» Stated exercise: Output the first line of the listing and each line after it, up to and including the line that contains "(title) at (39,76)", exactly as written, minus the pictures.

________________________

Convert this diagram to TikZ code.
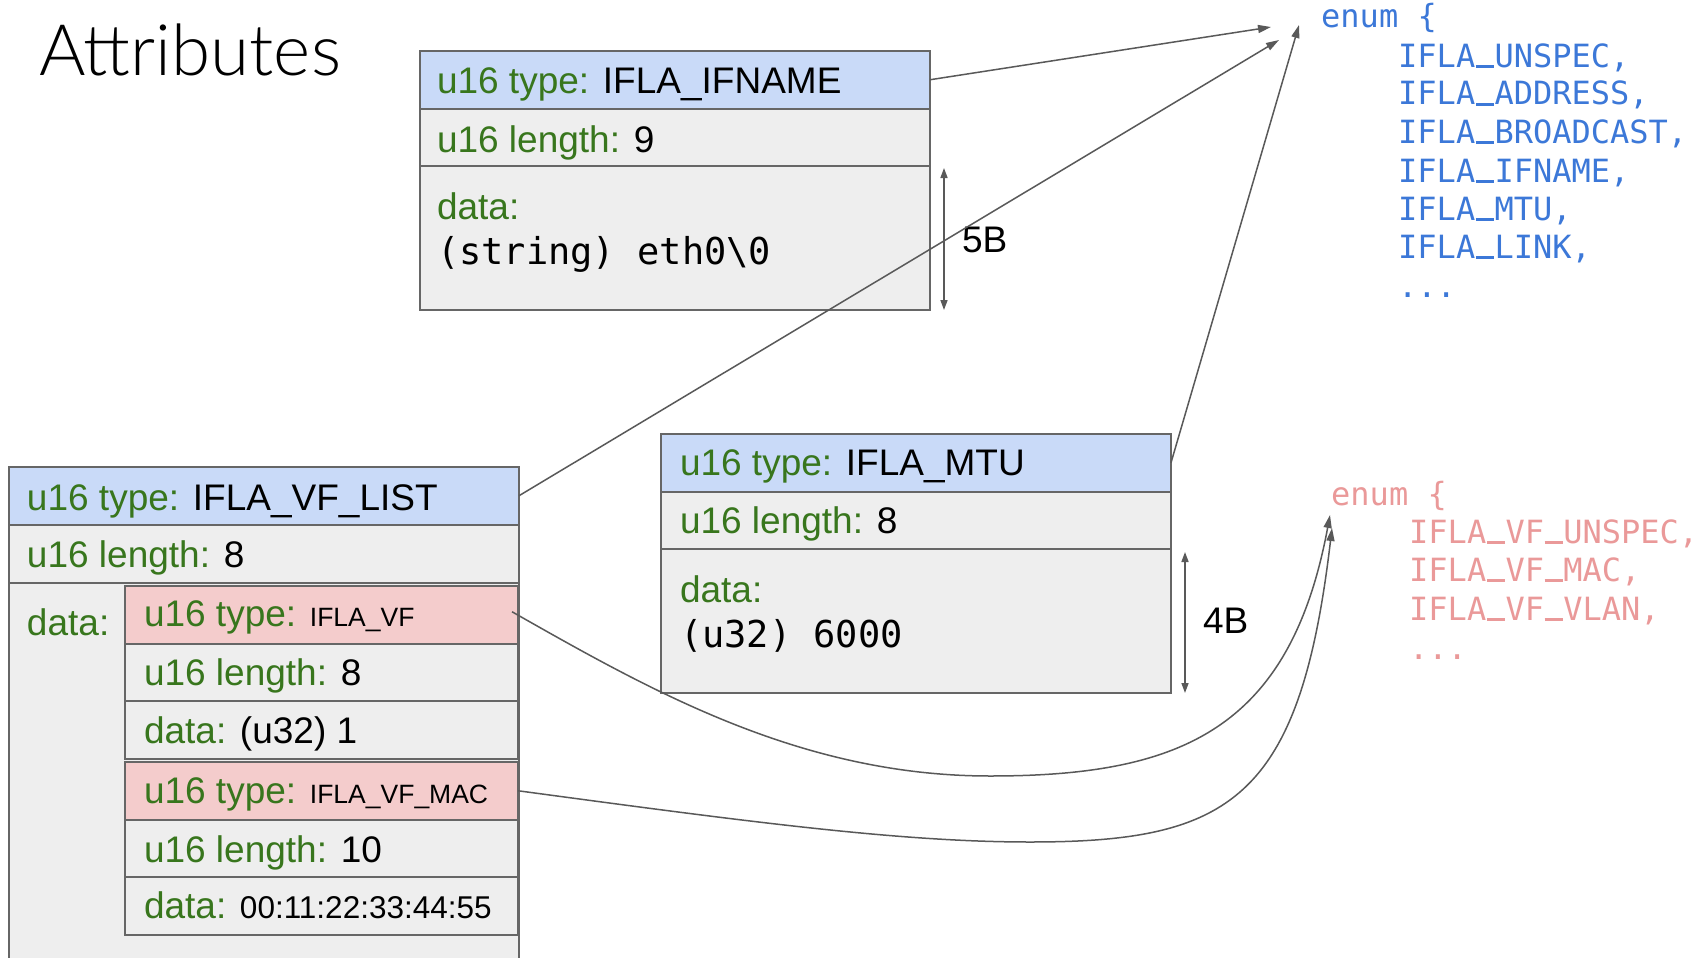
\documentclass[tikz,border=0pt]{standalone}
\usepackage{fontspec}
\setmainfont{Liberation Sans}
\newfontfamily\monof{DejaVu Sans Mono}
\newfontfamily\titlef{Lato Light}
\usetikzlibrary{arrows.meta}
\definecolor{hdrblue}{HTML}{C9DAF8}
\definecolor{cellgray}{HTML}{EEEEEE}
\definecolor{vfpink}{HTML}{F4CCCC}
\definecolor{bordergray}{HTML}{666666}
\definecolor{lblgreen}{HTML}{38761D}
\definecolor{enumblue}{HTML}{3C78D8}
\definecolor{enumred}{HTML}{EA9999}
\definecolor{arrowgray}{HTML}{595959}
\newcommand{\fbig}{\fontsize{37}{40}\selectfont}
\newcommand{\fmono}{\monof\fontsize{37}{40}\selectfont}
\newcommand{\fenum}{\monof\fontsize{32}{36}\selectfont}
\newcommand{\fsmall}{\fontsize{26.5}{30}\selectfont}
\newcommand{\fmac}{\fontsize{31.5}{34}\selectfont}
\newcommand{\gr}[1]{\textcolor{lblgreen}{#1}}
\newcommand{\us}{\makebox[0.602em][c]{\rule[-0.02em]{0.56em}{0.075em}}}
\begin{document}
\begin{tikzpicture}[x=1pt,y=-1pt,
  row/.style={draw=bordergray,line width=2pt,anchor=north west,inner sep=0pt,outer sep=0pt},
  hdr/.style={row,fill=hdrblue,minimum width=510pt,minimum height=57.5pt},
  cell/.style={row,fill=cellgray,minimum width=510pt,minimum height=57.5pt},
  irow/.style={row,fill=cellgray,minimum width=393pt,minimum height=57.5pt},
  ihdr/.style={row,fill=vfpink,minimum width=393pt,minimum height=57.5pt},
  lbl/.style={anchor=base west,inner sep=0pt,outer sep=0pt,font=\fbig},
  eb/.style={anchor=base west,inner sep=0pt,font=\fenum,text=enumblue},
  er/.style={anchor=base west,inner sep=0pt,font=\fenum,text=enumred},
  conn/.style={draw=arrowgray,line width=1.5pt,-{Triangle[length=13pt,width=8pt]}},
  dimarrow/.style={draw=arrowgray,line width=1.5pt,{Triangle[length=10pt,width=7pt]}-{Triangle[length=10pt,width=7pt]}}
]
\clip (0,0) rectangle (1701,958);
\fill[white] (0,0) rectangle (1701,958);

% title
\node[anchor=base west,inner sep=0pt,font=\titlef\fontsize{71}{75}\selectfont] (title) at (39,76) {Attributes};

% IFLA_IFNAME box
\node[hdr] (ifT) at (420,51) {};
\node[cell] (ifL) at (420,108.5) {};
\node[cell,minimum height=144pt] (ifD) at (420,166) {};
\node[lbl] (ifTt) at (437,93) {\gr{u16 type:} IFLA\_IFNAME};
\node[lbl] (ifLt) at (437,152) {\gr{u16 length:} 9};
\node[lbl] (ifDt) at (437,219) {\gr{data:}};
\node[lbl,font=\fmono] (ifDv) at (437,264) {(string) eth0\textbackslash 0};
\coordinate (ifDa) at (944,168);
\coordinate (ifDb) at (944,310);
\node[lbl] (fiveB) at (962,252) {5B};

% IFLA_MTU box
\node[hdr] (mtT) at (661,434) {};
\node[cell] (mtL) at (661,491.5) {};
\node[cell,minimum height=144pt] (mtD) at (661,549) {};
\node[lbl] (mtTt) at (680,475) {\gr{u16 type:} IFLA\_MTU};
\node[lbl] (mtLt) at (680,533) {\gr{u16 length:} 8};
\node[lbl] (mtDt) at (680,602) {\gr{data:}};
\node[lbl,font=\fmono] (mtDv) at (680,647) {(u32) 6000};
\coordinate (mtDa) at (1185,552);
\coordinate (mtDb) at (1185,693);
\node[lbl] (fourB) at (1203,633) {4B};

% IFLA_VF_LIST box
\node[hdr] (vlT) at (9,467) {};
\node[cell,minimum height=58pt] (vlL) at (9,525) {};
\node[cell,minimum height=420pt] (vlD) at (9,583) {};
\node[lbl] (vlTt) at (27,510) {\gr{u16 type:} IFLA\_VF\_LIST};
\node[lbl] (vlLt) at (27,567) {\gr{u16 length:} 8};
\node[lbl] (vlDt) at (27,635) {\gr{data:}};

\node[ihdr] (vfT) at (125,586) {};
\node[irow] (vfL) at (125,643.5) {};
\node[irow] (vfD) at (125,701) {};
\node[ihdr] (macT) at (125,762) {};
\node[irow] (macL) at (125,819.5) {};
\node[irow] (macD) at (125,877) {};
\node[lbl] (vfTt) at (144,626) {\gr{u16 type:} {\fsmall IFLA\_VF}};
\node[lbl] (vfLt) at (144,685) {\gr{u16 length:} 8};
\node[lbl] (vfDt) at (144,743) {\gr{data:} (u32) 1};
\node[lbl] (macTt) at (144,803) {\gr{u16 type:} {\fsmall IFLA\_VF\_MAC}};
\node[lbl] (macLt) at (144,862) {\gr{u16 length:} 10};
\node[lbl] (macDt) at (144,918) {\gr{data:} {\fmac 00:11:22:33:44:55}};

% blue enum
\node[eb] (eb0) at (1321,28) {enum \{};
\node[eb] (eb1) at (1398,67) {IFLA\us UNSPEC,};
\node[eb] (eb2) at (1398,105) {IFLA\us ADDRESS,};
\node[eb] (eb3) at (1398,143) {IFLA\us BROADCAST,};
\node[eb] (eb4) at (1398,182) {IFLA\us IFNAME,};
\node[eb] (eb5) at (1398,220) {IFLA\us MTU,};
\node[eb] (eb6) at (1398,258) {IFLA\us LINK,};
\node[eb] (eb7) at (1398,297) {...};

% red enum
\node[er] (er0) at (1331,505) {enum \{};
\node[er] (er1) at (1409,543) {IFLA\us VF\us UNSPEC,};
\node[er] (er2) at (1409,581) {IFLA\us VF\us MAC,};
\node[er] (er3) at (1409,620) {IFLA\us VF\us VLAN,};
\node[er] (er4) at (1409,659) {...};

% arrow targets
\coordinate (tA1) at (1271,27);
\coordinate (tA2) at (1279,40);
\coordinate (tA3) at (1299,25);
\coordinate (tR1) at (1330,515);
\coordinate (tR2) at (1332,528);

% size arrows
\draw[dimarrow] (ifDa) -- (ifDb);
\draw[dimarrow] (mtDa) -- (mtDb);

% connectors
\draw[conn] (ifT.east) -- (tA1);
\draw[conn] (vlT.east) -- (tA2);
\draw[conn] (mtT.east) -- (tA3);
\draw[conn] ([xshift=-6pt,yshift=3pt]vfT.east) .. controls (650,690) and (800,776) .. (990,776)
   .. controls (1180,776) and (1290,730) .. (tR1);
\draw[conn] (macT.east) .. controls (750,822) and (900,842) .. (1030,842)
   .. controls (1230,842) and (1300,800) .. (tR2);
\end{tikzpicture}
\end{document}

________________________

» Worked solution:
Convert this diagram to TikZ code.
\documentclass[tikz,border=0pt]{standalone}
\usepackage{fontspec}
\setmainfont{Liberation Sans}
\newfontfamily\monof{DejaVu Sans Mono}
\newfontfamily\titlef{Lato Light}
\usetikzlibrary{arrows.meta}
\definecolor{hdrblue}{HTML}{C9DAF8}
\definecolor{cellgray}{HTML}{EEEEEE}
\definecolor{vfpink}{HTML}{F4CCCC}
\definecolor{bordergray}{HTML}{666666}
\definecolor{lblgreen}{HTML}{38761D}
\definecolor{enumblue}{HTML}{3C78D8}
\definecolor{enumred}{HTML}{EA9999}
\definecolor{arrowgray}{HTML}{595959}
\newcommand{\fbig}{\fontsize{37}{40}\selectfont}
\newcommand{\fmono}{\monof\fontsize{37}{40}\selectfont}
\newcommand{\fenum}{\monof\fontsize{32}{36}\selectfont}
\newcommand{\fsmall}{\fontsize{26.5}{30}\selectfont}
\newcommand{\fmac}{\fontsize{31.5}{34}\selectfont}
\newcommand{\gr}[1]{\textcolor{lblgreen}{#1}}
\newcommand{\us}{\makebox[0.602em][c]{\rule[-0.02em]{0.56em}{0.075em}}}
\begin{document}
\begin{tikzpicture}[x=1pt,y=-1pt,
  row/.style={draw=bordergray,line width=2pt,anchor=north west,inner sep=0pt,outer sep=0pt},
  hdr/.style={row,fill=hdrblue,minimum width=510pt,minimum height=57.5pt},
  cell/.style={row,fill=cellgray,minimum width=510pt,minimum height=57.5pt},
  irow/.style={row,fill=cellgray,minimum width=393pt,minimum height=57.5pt},
  ihdr/.style={row,fill=vfpink,minimum width=393pt,minimum height=57.5pt},
  lbl/.style={anchor=base west,inner sep=0pt,outer sep=0pt,font=\fbig},
  eb/.style={anchor=base west,inner sep=0pt,font=\fenum,text=enumblue},
  er/.style={anchor=base west,inner sep=0pt,font=\fenum,text=enumred},
  conn/.style={draw=arrowgray,line width=1.5pt,-{Triangle[length=13pt,width=8pt]}},
  dimarrow/.style={draw=arrowgray,line width=1.5pt,{Triangle[length=10pt,width=7pt]}-{Triangle[length=10pt,width=7pt]}}
]
\clip (0,0) rectangle (1701,958);
\fill[white] (0,0) rectangle (1701,958);

% title
\node[anchor=base west,inner sep=0pt,font=\titlef\fontsize{71}{75}\selectfont] (title) at (39,76) {Attributes};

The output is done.